- Born: Aitor Lozano Zabala 13 March 1979 (age 46) Barcelona, Spain
- Culinary career
- Rating(s) Michelin Stars ;
- Current restaurant(s) Somni (West Hollywood) ; ;

= Aitor Zabala =

Spanish chef

Aitor Zabala Lozano (born 13 March 1979) is a Spanish chef who owns Somni in West Hollywood, a restaurant that received three Michelin stars on 25 June 2025.

== Biography ==
Aitor, born in Barcelona, came from a family with Basque roots and a culinary tradition. His grandfather, Luis Zabala, a professional soccer player who played for Athletic Club, in Bilbao, was signed by FC Barcelona in 1941, and he moved with his family to Barcelona. Aitor's grandmother and mother worked in relevant Basque restaurants in Barcelona.

Aitor began his training at the Hoffman School of Gastronomy in Barcelona. He worked in several Spanish restaurants, such as Akelarre, Arzak, Alkimia, and El Bulli, between 2006 and 2009, eventually collaborating on Ferran Adrià's creative team. There, he met chef José Andrés, who suggested he take over the creative direction of his restaurant group in the United States.

With José Andrés, he founded the first Somni ( in Catalan) at the SLS Beverly Hills hotel in 2018. The restaurant earned two Michelin stars, and Aitor was named the eighth best chef in the world in 2020 by The Best Chef Awards. In August 2020, due to the COVID-19 pandemic, the hotel and restaurant closed.

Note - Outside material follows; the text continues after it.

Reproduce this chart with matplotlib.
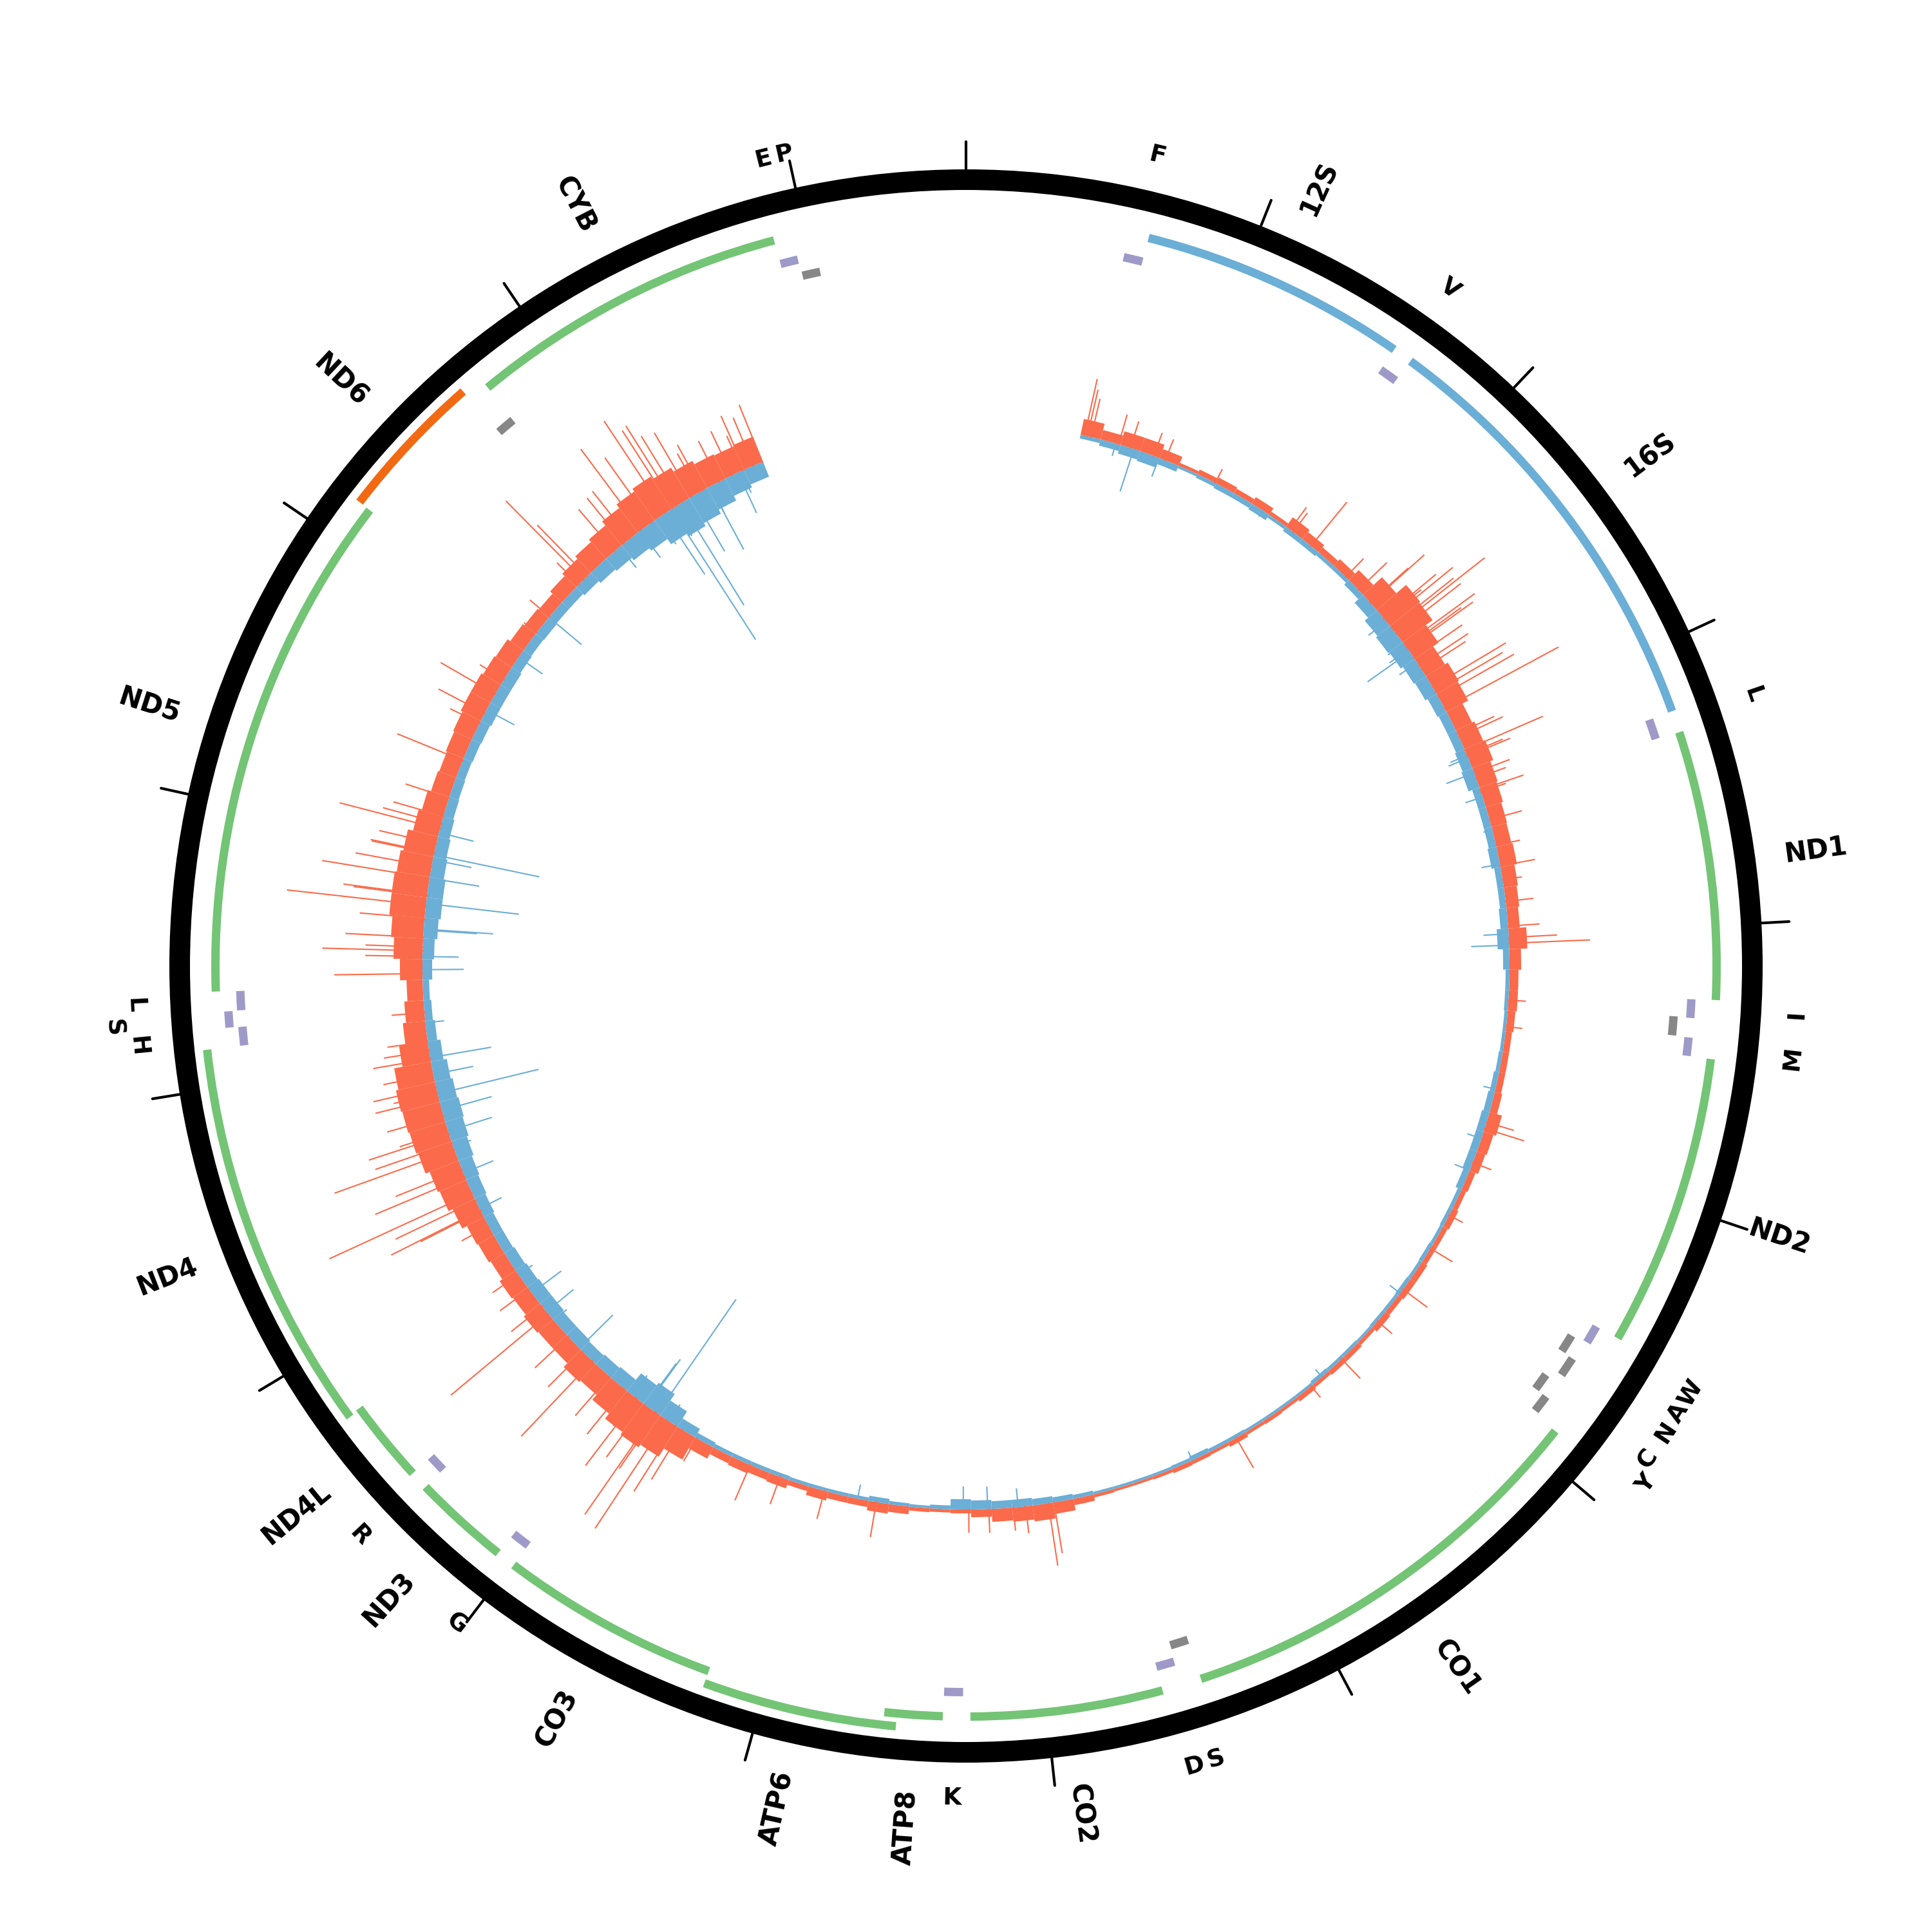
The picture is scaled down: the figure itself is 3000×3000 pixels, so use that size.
import numpy as np
import matplotlib
matplotlib.use("Agg")
import matplotlib.pyplot as plt

GENOME = 16569

# ---------------- genes ----------------
gene_names = ["12S", "16S", "ND1", "ND2", "CO1", "CO2", "ATP8", "ATP6", "CO3",
              "ND3", "ND4L", "ND4", "ND5", "ND6", "CYB"]
gene_start = [648, 1671, 3307, 4470, 5904, 7586, 8366, 8527, 9207,
              10059, 10470, 10760, 12337, 14149, 14747]
gene_end = [1601, 3229, 4262, 5511, 7445, 8269, 8572, 9207, 9990,
            10404, 10766, 12137, 14148, 14673, 15887]
gene_kind = ["rRNA", "rRNA", "cds", "cds", "cds", "cds", "cds", "cds", "cds",
             "cds", "cds", "cds", "cds", "cds_minus", "cds"]
gene_level = [0, 0, 0, 0, 0, 0, 0, 1, 0, 0, 0, 1, 0, 1, 0]

# ---------------- tRNAs ----------------
trna_start = [577, 1602, 3230, 4263, 4329, 4402, 5512, 5587, 5657, 5761, 5826,
              7446, 7518, 8295, 9991, 10405, 12138, 12207, 12266, 14674, 15888, 15956]
trna_end = [647, 1670, 3304, 4331, 4400, 4469, 5579, 5655, 5729, 5826, 5891,
            7514, 7585, 8364, 10058, 10469, 12206, 12265, 12336, 14742, 15953, 16023]
trna_strand = ["+", "+", "+", "+", "-", "+", "+", "-", "-", "-", "-", "-", "+",
               "+", "+", "+", "+", "+", "+", "-", "+", "-"]
trna_level = [0, 0, 0, 0, 0, 0, 0, 0, 1, 0, 1, 0, 0,
              0, 0, 0, 0, 1, 0, 0, 0, 0]
trna_label_text = ["F", "V", "L", "I", "M", "W", "A", "N", "C", "Y", "S", "D",
                   "K", "G", "R", "H", "S", "L", "E", "P"]
trna_label_pos = [612, 1636, 3267, 4297, 4435, 5545, 5621, 5693, 5793, 5858,
                  7480, 7551, 8329, 10024, 10437, 12172, 12236, 12301, 15920, 15989]
trna_label_push = [0, 0, 0, 0, 0, 0.4, 0.4, 0.4, 0.4, 1.0, 0, 0,
                   0, 0, 0, 0, 1, 0, 0, 0]

# ---------------- coverage (100 bp bins starting at 560) ----------------
cov_start = 560
cov_step = 100
red_body = [25, 15, 22, 22, 15, 5, 8, 10, 8, 12, 6, 18, 14, 10, 14, 22, 40, 60, 58, 45,
            35, 40, 38, 28, 32, 35, 30, 28, 25, 24, 26, 22, 20, 18, 28, 18, 14, 14, 12, 10,
            10, 10, 12, 20, 16, 14, 10, 8, 10, 8, 8, 10, 10, 8, 10, 6, 8, 8, 6, 8,
            5, 6, 5, 8, 5, 6, 7, 5, 4, 4, 5, 10, 18, 25, 22, 20, 12, 6, 5, 6,
            12, 15, 10, 10, 14, 8, 14, 12, 14, 12, 20, 40, 55, 60, 55, 45, 35, 38, 30, 30,
            32, 28, 30, 25, 28, 30, 38, 45, 48, 55, 58, 60, 62, 58, 45, 35, 30, 25, 35, 45,
            50, 55, 55, 52, 48, 40, 35, 30, 28, 30, 32, 35, 35, 32, 30, 25, 22, 20, 25, 30,
            35, 40, 48, 55, 60, 55, 48, 42, 40, 42]
blue_body = [6, 10, 14, 16, 10, 4, 6, 8, 8, 10, 5, 8, 8, 6, 6, 10, 18, 25, 28, 26,
             22, 20, 16, 14, 14, 16, 18, 12, 12, 12, 14, 10, 10, 12, 18, 10, 6, 6, 5, 5,
             6, 8, 10, 12, 12, 12, 10, 6, 6, 5, 6, 5, 6, 5, 5, 4, 5, 5, 6, 4,
             4, 4, 4, 5, 5, 7, 5, 4, 4, 4, 4, 6, 8, 10, 12, 12, 14, 16, 6, 4,
             5, 8, 5, 5, 5, 5, 6, 6, 6, 6, 8, 15, 28, 40, 35, 22, 20, 18, 20, 20,
             22, 22, 20, 18, 16, 16, 18, 20, 22, 25, 28, 30, 28, 25, 20, 15, 12, 10, 15, 18,
             22, 25, 25, 22, 20, 18, 16, 15, 14, 15, 16, 18, 18, 18, 16, 15, 16, 15, 15, 18,
             22, 25, 30, 35, 45, 50, 45, 38, 30, 25]

red_spike_pos = [580, 594, 612, 750, 810, 930, 990, 1256, 1684, 1703, 1813, 2039, 2127,
                 2210, 2214, 2310, 2320, 2333, 2370, 2384, 2407, 2476, 2490, 2500, 2554,
                 2600, 2623, 2720, 2748, 2778, 2840, 2978, 2996, 3065, 3088, 3097, 3185,
                 3213, 3272, 3282, 3424, 3553, 3654, 3723, 3829, 3949, 4004, 4032, 4308,
                 4437, 4911, 4943, 5118, 5399, 5583, 5822, 6020, 6273, 6471, 6913, 7856,
                 7884, 7994, 8054, 8174, 8271, 8722, 8979, 9205, 9361, 9651, 9734, 9771,
                 9822, 9877, 9886, 9887, 9951, 10001, 10010, 10079, 10171, 10282, 10346,
                 10448, 10595, 10641, 10747, 10834, 11111, 11193, 11198, 11249, 11290,
                 11377, 11414, 11552, 11516, 11598, 11612, 11690, 11782, 11805, 11833,
                 11897, 11975, 12013, 12059, 12201, 12390, 12473, 12500, 12519, 12565,
                 12657, 12721, 12767, 12772, 12855, 12910, 12974, 12979, 13025, 13099,
                 13126, 13163, 13255, 13449, 13647, 13702, 13808, 13890, 14168, 14268,
                 14479, 14512, 14535, 14714, 14774, 14811, 14880, 14940, 15023, 15064,
                 15087, 15119, 15174, 15216, 15345, 15235, 15326, 15395, 15451, 15464,
                 15510, 15556]
red_spike_h = [89, 73, 60, 47, 42, 37, 34, 23, 42, 36, 87, 39, 60,
               79, 111, 105, 72, 132, 122, 180, 126, 134, 104, 124, 90,
               90, 80, 132, 120, 134, 200, 62, 74, 131, 60, 71, 58,
               48, 70, 40, 51, 37, 54, 29, 42, 48, 74, 125, 26,
               24, 43, 63, 30, 23, 39, 46, 29, 41, 22, 53, 79,
               97, 41, 35, 36, 35, 54, 44, 44, 59, 40, 90, 120,
               201, 103, 192, 62, 100, 130, 55, 90, 80, 160, 76,
               70, 196, 61, 55, 48, 47, 104, 154, 137, 243,
               150, 110, 125, 197, 130, 78, 90, 100, 69, 99,
               78, 89, 70, 62, 50, 136, 88, 155, 88, 120,
               100, 216, 114, 130, 168, 119, 98, 100, 90, 160,
               93, 80, 70, 109, 50, 80, 97, 43, 24, 39,
               47, 171, 110, 85, 90, 93, 156, 123, 171, 143,
               146, 120, 114, 68, 40, 80, 70, 75, 58, 90,
               80, 95]
blue_spike_pos = [736, 828, 957, 1523, 2329, 2467, 2504, 2518, 2582, 3093, 3107, 3185,
                  3309, 3475, 3645, 3986, 4041, 4745, 4994, 5159, 5845, 6402, 7152,
                  8031, 8179, 8298, 8814, 9808, 9877, 9941, 9946, 10029, 10371, 10553,
                  10609, 10724, 10834, 11207, 11396, 11534, 11612, 11718, 11801, 11897,
                  11980, 12151, 12409, 12473, 12601, 12606, 12731, 12855, 12945, 12970,
                  13081, 13720, 14019, 14263, 14746, 14861, 14875, 14981, 15018, 15059,
                  15073, 15114, 15179, 15276, 15277, 15427, 15445]
blue_spike_h = [19, 68, 30, 10, 34, 29, 34, 79, 32, 27, 32, 45,
                27, 13, 28, 38, 58, 18, 22, 24, 19, 14, 14,
                28, 34, 35, 21, 30, 214, 88, 79, 37, 72, 25,
                53, 56, 25, 37, 49, 28, 70, 79, 160, 62,
                95, 28, 63, 55, 82, 107, 144, 77, 60, 166,
                54, 48, 44, 65, 40, 31, 51, 48, 112, 240,
                51, 185, 98, 110, 44, 68, 36]

# ---------------- styles ----------------
RED = "#fb6a4a"
BLUE = "#6baed6"
GREEN = "#74c476"
PURPLE = "#9e9ac8"
GRAY = "#878787"
ORANGE = "#f16913"

R_BASE = 844
R_GENE = 1159
GENE_W = 13
LEVEL_STEP = 20
R_TRNA = {"+": 1121, "-": 1095}
TRNA_W = 13
RING_IN, RING_OUT = 1205, 1237
TICK_OUT = 1280
R_GLABEL = 1282
R_TLABEL = 1292

plt.rcParams["font.family"] = ["DejaVu Sans"]


def ang(bp):
    return np.asarray(bp, dtype=float) / GENOME * 2 * np.pi


fig = plt.figure(figsize=(10, 10), dpi=300)
ax = fig.add_axes([0, 0, 1, 1], projection="polar")
ax.set_theta_zero_location("N")
ax.set_theta_direction(-1)
ax.set_ylim(0, 1500)
ax.axis("off")

# ring
ax.bar(0, RING_OUT - RING_IN, width=2 * np.pi, bottom=RING_IN, color="black",
       edgecolor="none", align="center")
for t in range(0, GENOME, 1000):
    th = ang(t)
    ax.plot([th, th], [RING_OUT - 2, TICK_OUT], color="black", lw=1.0,
            solid_capstyle="round")

# genes
for name, s, e, kind, lev in zip(gene_names, gene_start, gene_end, gene_kind, gene_level):
    col = {"rRNA": BLUE, "cds": GREEN, "cds_minus": ORANGE}[kind]
    th0, th1 = ang(s), ang(e)
    ax.bar((th0 + th1) / 2, GENE_W, width=th1 - th0, bottom=R_GENE + lev * LEVEL_STEP,
           color=col, edgecolor="none", align="center")
    mid = (s + e) / 2
    a = mid / GENOME * 360
    if a < 180:
        rot, ha = 90 - a, "left"
    else:
        rot, ha = 270 - a, "right"
    ax.text(ang(mid), R_GLABEL, name, rotation=rot, rotation_mode="anchor",
            ha=ha, va="center", fontsize=10, fontweight="bold")

# tRNAs
for s, e, st, lev in zip(trna_start, trna_end, trna_strand, trna_level):
    th0, th1 = ang(s), ang(e)
    col = PURPLE if st == "+" else GRAY
    ax.bar((th0 + th1) / 2, TRNA_W, width=th1 - th0, bottom=R_TRNA[st] + lev * LEVEL_STEP,
           color=col, edgecolor="none", align="center")

for txt, p, push in zip(trna_label_text, trna_label_pos, trna_label_push):
    a = p / GENOME * 360
    rot = 180 - a if 90 < a < 270 else -a
    ax.text(ang(p), R_TLABEL + push * 36, txt, rotation=rot, rotation_mode="anchor",
            ha="center", va="center", fontsize=9, fontweight="bold")

# coverage: per-bin bars plus thin spikes for isolated tall positions
n = len(red_body)
centers = ang(cov_start + cov_step * (np.arange(n) + 0.5))
wid = ang(cov_step)
rb = np.asarray(red_body, dtype=float)
bb = np.asarray(blue_body, dtype=float)
ax.bar(centers, rb, width=wid, bottom=R_BASE, color=RED, edgecolor="none",
       align="center")
ax.bar(centers, bb, width=wid, bottom=R_BASE - bb, color=BLUE, edgecolor="none",
       align="center")
for p, h in zip(red_spike_pos, red_spike_h):
    th = ang(p)
    ax.plot([th, th], [R_BASE, R_BASE + h], color=RED, lw=0.5)
for p, h in zip(blue_spike_pos, blue_spike_h):
    th = ang(p)
    ax.plot([th, th], [R_BASE, R_BASE - h], color=BLUE, lw=0.5)

fig.savefig("out.png", dpi=300, facecolor="white")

For the next five years, Zabala worked on reopening Somni with new investment partners, with the intention of opening it in 2023. However, it wasn't until 24 November 2024, that it was reopened. On 25 June 2025, at the presentation gala for the US edition of the 2025 Michelin Guide in Sacramento, it was announced that the Somni restaurant had received three stars just seven months after its reopening. With this, Zabala became the first Spanish chef to earn three stars outside of Spain. Somni and the restaurant Providence in Hollywood were simultaneously the first restaurants in Greater Los Angeles to be awarded three Michelin stars.